• _Aim_: Give back the full listing verbatim, apart from its images.

• _Data shown_:
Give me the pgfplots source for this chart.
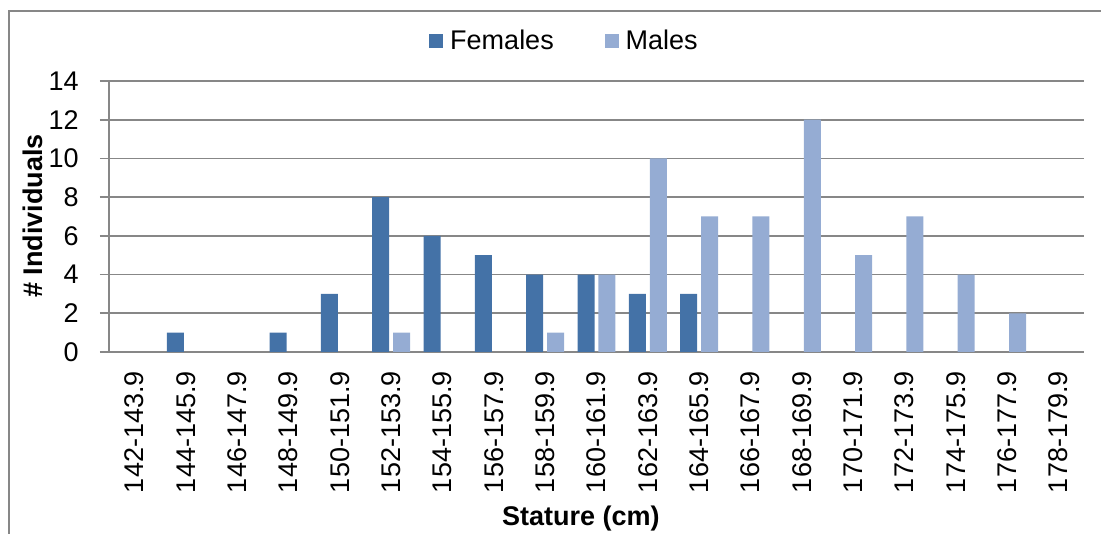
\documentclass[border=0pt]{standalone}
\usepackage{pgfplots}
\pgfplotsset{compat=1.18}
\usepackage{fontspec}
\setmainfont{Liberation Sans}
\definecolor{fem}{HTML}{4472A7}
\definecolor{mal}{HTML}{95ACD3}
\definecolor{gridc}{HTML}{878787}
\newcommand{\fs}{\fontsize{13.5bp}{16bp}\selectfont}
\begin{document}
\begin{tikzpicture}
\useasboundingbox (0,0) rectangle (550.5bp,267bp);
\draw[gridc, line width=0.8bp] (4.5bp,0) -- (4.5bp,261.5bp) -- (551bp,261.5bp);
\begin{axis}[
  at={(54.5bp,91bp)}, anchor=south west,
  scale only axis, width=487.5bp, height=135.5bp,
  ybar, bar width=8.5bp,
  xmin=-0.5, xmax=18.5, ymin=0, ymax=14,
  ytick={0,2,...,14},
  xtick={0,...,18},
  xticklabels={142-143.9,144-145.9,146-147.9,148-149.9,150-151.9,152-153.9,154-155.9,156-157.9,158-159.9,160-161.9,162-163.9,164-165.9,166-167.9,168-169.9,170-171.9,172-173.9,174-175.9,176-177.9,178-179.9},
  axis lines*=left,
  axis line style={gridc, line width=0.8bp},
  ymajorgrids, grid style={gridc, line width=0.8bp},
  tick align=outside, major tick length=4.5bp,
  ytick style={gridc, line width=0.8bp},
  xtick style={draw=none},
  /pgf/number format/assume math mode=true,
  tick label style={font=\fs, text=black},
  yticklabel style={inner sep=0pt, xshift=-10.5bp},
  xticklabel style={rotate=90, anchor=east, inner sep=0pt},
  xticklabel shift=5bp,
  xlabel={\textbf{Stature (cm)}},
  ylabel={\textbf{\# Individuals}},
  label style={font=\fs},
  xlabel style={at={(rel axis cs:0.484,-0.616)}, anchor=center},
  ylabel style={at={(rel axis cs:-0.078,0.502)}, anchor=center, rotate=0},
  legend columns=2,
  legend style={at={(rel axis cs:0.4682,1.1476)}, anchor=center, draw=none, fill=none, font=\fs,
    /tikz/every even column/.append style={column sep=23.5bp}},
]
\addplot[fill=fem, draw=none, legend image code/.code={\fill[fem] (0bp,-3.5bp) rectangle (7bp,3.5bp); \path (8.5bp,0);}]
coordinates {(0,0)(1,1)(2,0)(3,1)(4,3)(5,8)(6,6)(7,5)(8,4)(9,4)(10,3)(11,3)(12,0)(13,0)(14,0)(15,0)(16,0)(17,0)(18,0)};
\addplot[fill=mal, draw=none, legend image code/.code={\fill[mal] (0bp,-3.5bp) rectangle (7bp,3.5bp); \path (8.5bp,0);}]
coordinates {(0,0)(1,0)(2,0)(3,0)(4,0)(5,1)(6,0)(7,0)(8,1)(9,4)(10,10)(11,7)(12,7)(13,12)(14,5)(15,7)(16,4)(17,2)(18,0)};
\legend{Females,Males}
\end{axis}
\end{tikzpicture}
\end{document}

• _Exercise output_:
Give me the pgfplots source for this chart.
\documentclass[border=0pt]{standalone}
\usepackage{pgfplots}
\pgfplotsset{compat=1.18}
\usepackage{fontspec}
\setmainfont{Liberation Sans}
\definecolor{fem}{HTML}{4472A7}
\definecolor{mal}{HTML}{95ACD3}
\definecolor{gridc}{HTML}{878787}
\newcommand{\fs}{\fontsize{13.5bp}{16bp}\selectfont}
\begin{document}
\begin{tikzpicture}
\useasboundingbox (0,0) rectangle (550.5bp,267bp);
\draw[gridc, line width=0.8bp] (4.5bp,0) -- (4.5bp,261.5bp) -- (551bp,261.5bp);
\begin{axis}[
  at={(54.5bp,91bp)}, anchor=south west,
  scale only axis, width=487.5bp, height=135.5bp,
  ybar, bar width=8.5bp,
  xmin=-0.5, xmax=18.5, ymin=0, ymax=14,
  ytick={0,2,...,14},
  xtick={0,...,18},
  xticklabels={142-143.9,144-145.9,146-147.9,148-149.9,150-151.9,152-153.9,154-155.9,156-157.9,158-159.9,160-161.9,162-163.9,164-165.9,166-167.9,168-169.9,170-171.9,172-173.9,174-175.9,176-177.9,178-179.9},
  axis lines*=left,
  axis line style={gridc, line width=0.8bp},
  ymajorgrids, grid style={gridc, line width=0.8bp},
  tick align=outside, major tick length=4.5bp,
  ytick style={gridc, line width=0.8bp},
  xtick style={draw=none},
  /pgf/number format/assume math mode=true,
  tick label style={font=\fs, text=black},
  yticklabel style={inner sep=0pt, xshift=-10.5bp},
  xticklabel style={rotate=90, anchor=east, inner sep=0pt},
  xticklabel shift=5bp,
  xlabel={\textbf{Stature (cm)}},
  ylabel={\textbf{\# Individuals}},
  label style={font=\fs},
  xlabel style={at={(rel axis cs:0.484,-0.616)}, anchor=center},
  ylabel style={at={(rel axis cs:-0.078,0.502)}, anchor=center, rotate=0},
  legend columns=2,
  legend style={at={(rel axis cs:0.4682,1.1476)}, anchor=center, draw=none, fill=none, font=\fs,
    /tikz/every even column/.append style={column sep=23.5bp}},
]
\addplot[fill=fem, draw=none, legend image code/.code={\fill[fem] (0bp,-3.5bp) rectangle (7bp,3.5bp); \path (8.5bp,0);}]
coordinates {(0,0)(1,1)(2,0)(3,1)(4,3)(5,8)(6,6)(7,5)(8,4)(9,4)(10,3)(11,3)(12,0)(13,0)(14,0)(15,0)(16,0)(17,0)(18,0)};
\addplot[fill=mal, draw=none, legend image code/.code={\fill[mal] (0bp,-3.5bp) rectangle (7bp,3.5bp); \path (8.5bp,0);}]
coordinates {(0,0)(1,0)(2,0)(3,0)(4,0)(5,1)(6,0)(7,0)(8,1)(9,4)(10,10)(11,7)(12,7)(13,12)(14,5)(15,7)(16,4)(17,2)(18,0)};
\legend{Females,Males}
\end{axis}
\end{tikzpicture}
\end{document}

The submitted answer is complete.